To evaluate the performance of the UBM scheme, experiments were conducted using both trace-driven simulations with multiple application traces and an implementation of the scheme in the FreeBSD operating system. Both simulation and implementation results show that 1) the UBM scheme accurately detects almost all the sequential and looping references, 2) the UBM scheme manages sequential and looping-referenced blocks similarly to the OPT scheme, and 3) the UBM scheme shows substantial performance improvements increasing the buffer hit ratio by up to 57.7% (with an average increase of 29.2%) and reducing, in an actual implementation in the FreeBSD operating system, the elapsed time by up to 67.2% (with an average of 28.7%) compared to the LRU scheme, for the workloads we considered.

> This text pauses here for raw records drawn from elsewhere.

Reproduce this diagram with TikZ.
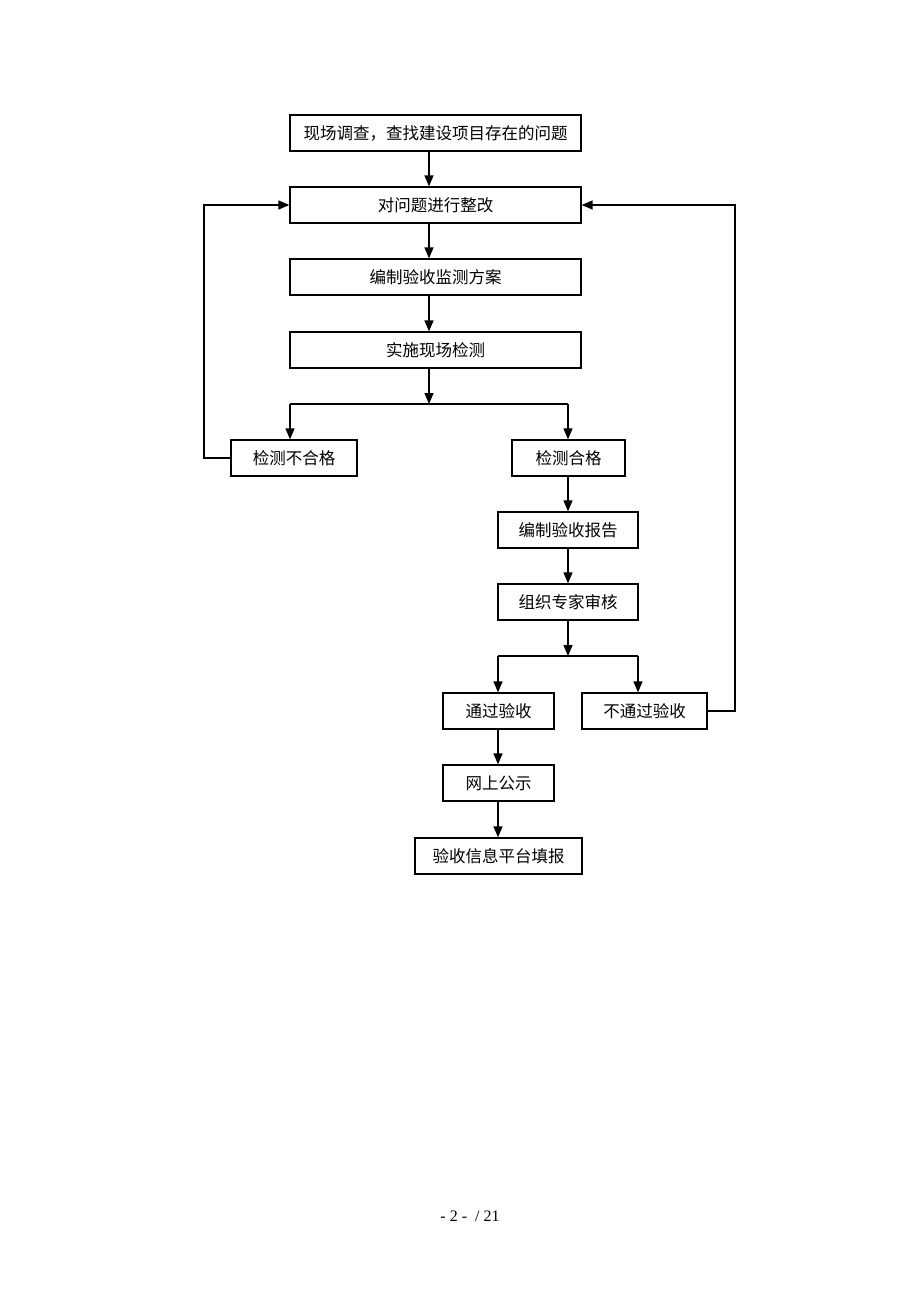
\documentclass[tikz,border=0pt]{standalone}
\usepackage{fontspec}
\setmainfont{Liberation Serif}
\newfontfamily\cjk{Noto Sans CJK SC}[Scale=1.0]
\usetikzlibrary{arrows.meta,calc}
\begin{document}
\begin{tikzpicture}[x=1pt,y=-1pt,
  box/.style={draw=black,line width=1.3pt,minimum height=36pt,inner sep=0pt,font=\cjk\fontsize{16.5}{19}\selectfont},
  conn/.style={line width=1.5pt,-{Triangle[width=9pt,length=11pt]}},
  plain/.style={line width=1.5pt}]
\fill[white] (0,0) rectangle (920,1302);
\useasboundingbox (0,0) rectangle (920,1302);
\node[box,minimum width=291pt] (b1) at (435.5,133) {现场调查，查找建设项目存在的问题};
\node[box,minimum width=291pt] (b2) at (435.5,205) {对问题进行整改};
\node[box,minimum width=291pt] (b3) at (435.5,277) {编制验收监测方案};
\node[box,minimum width=291pt] (b4) at (435.5,350) {实施现场检测};
\node[box,minimum width=126pt] (ng) at (294,458) {检测不合格};
\node[box,minimum width=113pt] (ok) at (568.5,458) {检测合格};
\node[box,minimum width=140pt] (rp) at (568,530) {编制验收报告};
\node[box,minimum width=140pt] (ex) at (568,602) {组织专家审核};
\node[box,minimum width=111pt] (ps) at (498.5,711) {通过验收};
\node[box,minimum width=125pt] (fl) at (644.5,711) {不通过验收};
\node[box,minimum width=111pt] (pub) at (498.5,783) {网上公示};
\node[box,minimum width=167pt] (fin) at (498.5,856) {验收信息平台填报};
\node[font=\fontsize{16}{18}\selectfont] (pg) at (470,1216) {- 2 -\ \ / 21};
\coordinate (j1) at (429,404);
\coordinate (jl) at (290,404);
\coordinate (jr) at (568,404);
\coordinate (j2) at (568,656);
\coordinate (j2l) at (498,656);
\coordinate (j2r) at (638,656);
\coordinate (lx) at (204,458);
\coordinate (rx) at (735,711);
\draw[conn] (b1.south -| j1) -- (b2.north -| j1);
\draw[conn] (b2.south -| j1) -- (b3.north -| j1);
\draw[conn] (b3.south -| j1) -- (b4.north -| j1);
\draw[conn] (b4.south -| j1) -- (j1);
\draw[plain] (jl) -- (jr);
\draw[conn] (jl) -- (ng.north -| jl);
\draw[conn] (jr) -- (ok.north -| jr);
\draw[conn] (ng.west) -- (lx) -- (lx |- b2.west) -- (b2.west);
\draw[conn] (ok.south -| j2) -- (rp.north -| j2);
\draw[conn] (rp.south -| j2) -- (ex.north -| j2);
\draw[conn] (ex.south -| j2) -- (j2);
\draw[plain] (j2l) -- (j2r);
\draw[conn] (j2l) -- (ps.north -| j2l);
\draw[conn] (j2r) -- (fl.north -| j2r);
\draw[conn] (fl.east) -- (rx) -- (rx |- b2.east) -- (b2.east);
\draw[conn] (ps.south -| j2l) -- (pub.north -| j2l);
\draw[conn] (pub.south -| j2l) -- (fin.north -| j2l);
\end{tikzpicture}
\end{document}
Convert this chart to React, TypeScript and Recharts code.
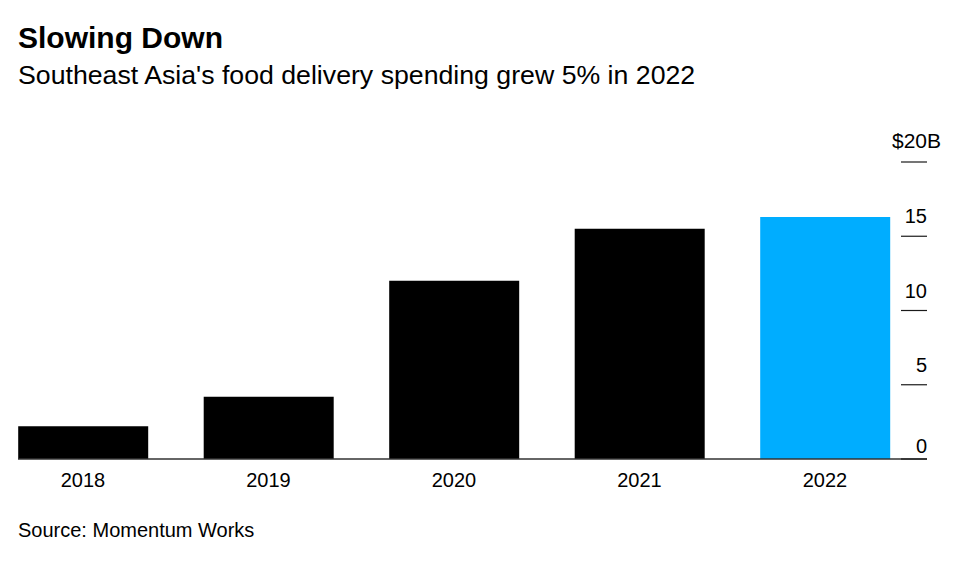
import { BarChart, Bar, XAxis, YAxis, Cell } from 'recharts';

const years = ['2018', '2019', '2020', '2021', '2022'];
const spending = [2.2, 4.2, 12.0, 15.5, 16.3];
const yTicks = [0, 5, 10, 15, 20];
const highlightYear = '2022';

const data = years.map((year, i) => ({ year, value: spending[i] }));

const FONT = '"Liberation Sans", Arial, sans-serif';

const RightTick = (props: any) => {
  const { x, y, payload } = props;
  const isTop = payload.value === 20;
  const dy = payload.value === 0 ? -6 : -13;
  return (
    <g>
      <line x1={x - 26} x2={x} y1={y} y2={y} stroke="#1a1a1a" strokeWidth={1.2} />
      {isTop ? (
        <text x={x - 35} y={y - 14} textAnchor="start" fontSize={21} fill="#000" fontFamily={FONT}>
          $20B
        </text>
      ) : (
        <text x={x} y={y + dy} textAnchor="end" fontSize={20} fill="#000" fontFamily={FONT}>
          {payload.value}
        </text>
      )}
    </g>
  );
};

const BottomTick = (props: any) => {
  const { x, y, payload } = props;
  return (
    <text x={x} y={y + 28} textAnchor="middle" fontSize={20} fill="#000" fontFamily={FONT}>
      {payload.value}
    </text>
  );
};

const App = () => {
  return (
    <div style={{ position: 'absolute', left: 0, top: 0, width: 974, height: 567, background: '#fff', fontFamily: FONT, color: '#000' }}>
      {/* Header */}
      <div style={{ position: 'absolute', left: 18, top: 23, fontSize: 30, lineHeight: '30px', fontWeight: 700, whiteSpace: 'nowrap' }}>
        Slowing Down
      </div>
      <div style={{ position: 'absolute', left: 18, top: 62, fontSize: 26.7, lineHeight: '26px', whiteSpace: 'nowrap' }}>
        Southeast Asia's food delivery spending grew 5% in 2022
      </div>

      {/* Chart */}
      <div style={{ position: 'absolute', left: 0, top: 0 }}>
        <BarChart width={974} height={500} data={data} margin={{ top: 162, right: 0, left: 18, bottom: 0 }}>
          <XAxis
            dataKey="year"
            height={41}
            tickSize={0}
            tickMargin={0}
            tickLine={false}
            axisLine={{ stroke: '#333', strokeWidth: 1.5 }}
            padding={{ left: -27.8, right: 9.3 }}
            tick={<BottomTick />}
            interval={0}
          />
          <YAxis
            orientation="right"
            domain={[0, 20]}
            ticks={yTicks}
            width={47}
            tickSize={0}
            tickMargin={0}
            tickLine={false}
            axisLine={false}
            tick={<RightTick />}
            interval={0}
          />
          <Bar dataKey="value" barSize={130} isAnimationActive={false}>
            {data.map((d) => (
              <Cell key={d.year} fill={d.year === highlightYear ? '#00ADFF' : '#000000'} />
            ))}
          </Bar>
        </BarChart>
      </div>

      {/* Footer */}
      <div style={{ position: 'absolute', left: 18, top: 520, fontSize: 20, lineHeight: '20px', whiteSpace: 'nowrap' }}>
        Source: Momentum Works
      </div>
    </div>
  );
};

export default App;
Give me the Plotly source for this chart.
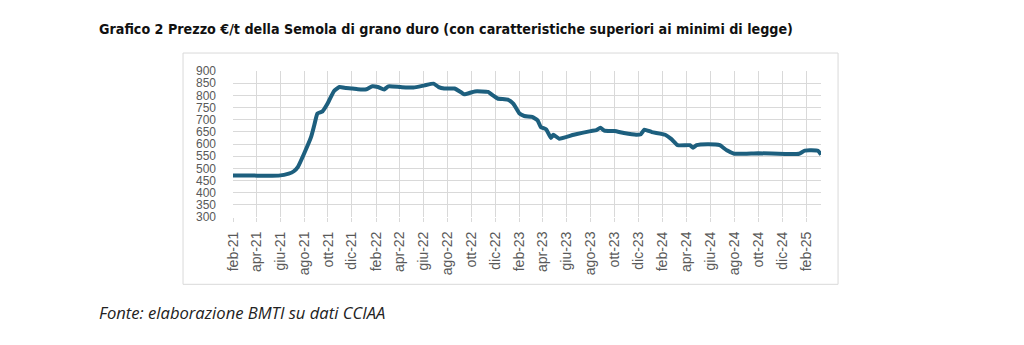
import plotly.graph_objects as go

# Prezzo della semola di grano duro, €/t (rilevazioni periodiche)
dates = [
    "2021-02-01", "2021-04-04", "2021-05-28", "2021-06-23", "2021-07-06",
    "2021-07-16", "2021-08-01", "2021-08-19", "2021-08-27", "2021-09-04",
    "2021-09-17", "2021-09-30", "2021-10-16", "2021-10-30", "2021-11-16",
    "2021-12-02", "2021-12-16", "2022-01-07", "2022-01-22", "2022-02-05",
    "2022-02-21", "2022-03-04", "2022-04-04", "2022-05-07", "2022-06-04",
    "2022-06-27", "2022-07-10", "2022-07-24", "2022-08-19", "2022-09-04",
    "2022-09-13", "2022-10-10", "2022-11-13", "2022-11-25", "2022-12-07",
    "2023-01-02", "2023-01-16", "2023-02-01", "2023-02-13", "2023-03-05",
    "2023-03-19", "2023-03-27", "2023-04-10", "2023-04-22", "2023-04-28",
    "2023-05-13", "2023-06-19", "2023-08-01", "2023-08-16", "2023-08-26",
    "2023-09-05", "2023-10-01", "2023-10-25", "2023-11-25", "2023-12-07",
    "2023-12-16", "2024-01-04", "2024-02-07", "2024-02-23", "2024-03-10",
    "2024-04-10", "2024-04-18", "2024-04-27", "2024-05-25", "2024-06-25",
    "2024-07-13", "2024-08-01", "2024-10-01", "2024-12-09", "2025-01-13",
    "2025-01-28", "2025-03-02", "2025-03-10",
]
prezzo = [
    471, 470, 470, 478, 488,
    505, 560, 629, 677, 725,
    734, 766, 817, 834, 830,
    828, 825, 825, 837, 834,
    824, 837, 834, 832, 841,
    848, 834, 828, 828, 814,
    804, 816, 814, 800, 787,
    782, 766, 725, 715, 711,
    697, 670, 660, 625, 638,
    622, 638, 653, 657, 667,
    655, 653, 645, 638, 640,
    659, 649, 638, 620, 595,
    595, 585, 595, 599, 595,
    574, 560, 562, 559, 560,
    573, 572, 556,
]

# Etichette bimestrali dell'asse temporale
tick_dates = [
    "2021-02-01", "2021-04-01", "2021-06-01", "2021-08-01", "2021-10-01", "2021-12-01",
    "2022-02-01", "2022-04-01", "2022-06-01", "2022-08-01", "2022-10-01", "2022-12-01",
    "2023-02-01", "2023-04-01", "2023-06-01", "2023-08-01", "2023-10-01", "2023-12-01",
    "2024-02-01", "2024-04-01", "2024-06-01", "2024-08-01", "2024-10-01", "2024-12-01",
    "2025-02-01",
]
tick_labels = [
    "feb-21", "apr-21", "giu-21", "ago-21", "ott-21", "dic-21",
    "feb-22", "apr-22", "giu-22", "ago-22", "ott-22", "dic-22",
    "feb-23", "apr-23", "giu-23", "ago-23", "ott-23", "dic-23",
    "feb-24", "apr-24", "giu-24", "ago-24", "ott-24", "dic-24",
    "feb-25",
]
y_ticks = list(range(300, 901, 50))

LINE_COLOR = "#1d5f7e"
GRID = "#d9d9d9"
X_FONT = dict(family="Liberation Sans, Arial, sans-serif", size=14, color="#595959")
Y_FONT = dict(family="Liberation Sans, Arial, sans-serif", size=12, color="#595959")

fig = go.Figure()
fig.add_trace(go.Scatter(
    x=dates, y=prezzo, mode="lines",
    line=dict(color=LINE_COLOR, width=4, shape="spline", smoothing=0.4),
    hoverinfo="x+y", showlegend=False, cliponaxis=False,
))

fig.update_layout(
    width=1024, height=345,
    margin=dict(l=233, r=203, t=71, b=128),
    paper_bgcolor="white", plot_bgcolor="white",
    xaxis=dict(
        type="date", range=["2021-02-01", "2025-03-10"],
        tickmode="array", tickvals=tick_dates, ticktext=tick_labels,
        tickangle=-90, tickfont=X_FONT,
        showgrid=True, gridcolor=GRID, gridwidth=1,
        ticks="outside", ticklen=4, tickcolor=GRID, ticklabelstandoff=4,
        showline=False, zeroline=False,
    ),
    yaxis=dict(
        range=[300, 900], tickmode="array", tickvals=y_ticks,
        tickfont=Y_FONT, showgrid=True, gridcolor=GRID, gridwidth=1,
        ticks="", ticklabelstandoff=16, showline=False, zeroline=False,
    ),
    shapes=[dict(
        type="rect", xref="paper", yref="paper",
        x0=-0.085, x1=1.029, y0=-0.461, y1=1.123,
        line=dict(color="#d9d9d9", width=1), fillcolor="rgba(0,0,0,0)",
        layer="below",
    )],
    annotations=[
        dict(
            text="<b>Grafico 2 Prezzo €/t della Semola di grano duro (con caratteristiche superiori ai minimi di legge)</b>",
            xref="paper", yref="paper", x=(97 - 233) / 588, y=(216.7 - 29) / 146,
            xanchor="left", yanchor="middle", showarrow=False,
            font=dict(family="DejaVu Sans Condensed, sans-serif", size=14.2, color="#111111"),
        ),
        dict(
            text="<i>Fonte: elaborazione BMTI su dati CCIAA</i>",
            xref="paper", yref="paper", x=(97 - 233) / 588, y=(216.7 - 312) / 146,
            xanchor="left", yanchor="middle", showarrow=False,
            font=dict(family="Open Sans, sans-serif", size=16.6, color="#222222"),
        ),
    ],
)

fig.write_html("out.html")
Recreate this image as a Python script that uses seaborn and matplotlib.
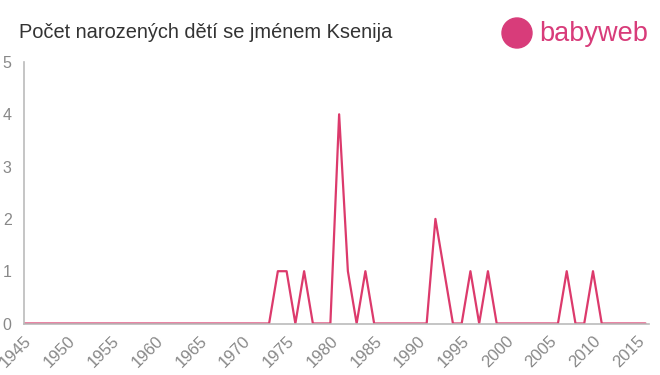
import matplotlib
matplotlib.use("Agg")
import matplotlib.pyplot as plt
from matplotlib.patches import Ellipse
import seaborn as sns
import pandas as pd

years = list(range(1945, 2017))
nonzero = {1974: 1, 1975: 1, 1977: 1, 1981: 4, 1982: 1, 1984: 1,
           1992: 2, 1993: 1, 1996: 1, 1998: 1, 2007: 1, 2010: 1}
counts = [nonzero.get(y, 0) for y in years]
x_ticks = list(range(1945, 2016, 5))
y_ticks = [0, 1, 2, 3, 4, 5]
title = "Počet narozených dětí se jménem Ksenija"

df = pd.DataFrame({"year": years, "count": counts})

sns.set_style("white")
plt.rcParams['font.family'] = ['Liberation Sans', 'DejaVu Sans']

W, H = 660, 375
fig = plt.figure(figsize=(6.6, 3.75), dpi=100)
ax = fig.add_axes([24 / W, 1 - 323.5 / H, (649 - 24) / W, (323.5 - 62) / H])

sns.lineplot(data=df, x="year", y="count", ax=ax, color="#dc3a6c", linewidth=1.6)

ax.set_xlim(1945, 2016.4)
ax.set_ylim(0, 5)
ax.set_xticks(x_ticks)
ax.set_xticklabels([str(t) for t in x_ticks], rotation=45, ha="right",
                   rotation_mode="anchor", color="#888888", fontsize=12)
ax.set_yticks(y_ticks)
ax.set_yticklabels([str(t) for t in y_ticks], color="#888888", fontsize=11.5)
ax.set_xlabel("")
ax.set_ylabel("")
for s in ["top", "right"]:
    ax.spines[s].set_visible(False)
for s in ["left", "bottom"]:
    ax.spines[s].set_color("#bbbbbb")
    ax.spines[s].set_linewidth(1.2)
ax.tick_params(axis="both", length=5, width=1, color="#bbbbbb", direction="out")
ax.tick_params(axis="x", pad=2)
ax.tick_params(axis="y", pad=4)

fig.text(19 / W, 1 - 33 / H, title, fontsize=14.4, color="#333333", va="center", ha="left")
fig.text(539 / W, 1 - 34 / H, "babyweb", fontsize=19.5, color="#d83c7a",
         va="center", ha="left")
fig.add_artist(Ellipse((517 / W, 1 - 33 / H), 30 / W, 30 / H,
                       transform=fig.transFigure, color="#d83c7a"))

fig.savefig("out.png", dpi=100)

As future research, we are attempting to apply to other references the Least Recently/Frequently Used (LRFU) scheme based on both recency and frequency factors rather than the LRU scheme, which is based on the recency factor only. Also, as automatic detection of sequential and looping references is possible, we are investigating the possibility of further enhancing performance through prefetching techniques that exploit these regularities as was attempted in [8] for informed prefetching and caching. Finally, we plan to extend the techniques presented in this paper to systems that integrate virtual memory and file cache management.

The authors are grateful to the anonymous reviewers for their constructive comments and to F. Douglis, our "shepherd", for his guidance and help during the revision process. The authors also want to thank P. Cao for providing the ULTRIX trace used in the experiments.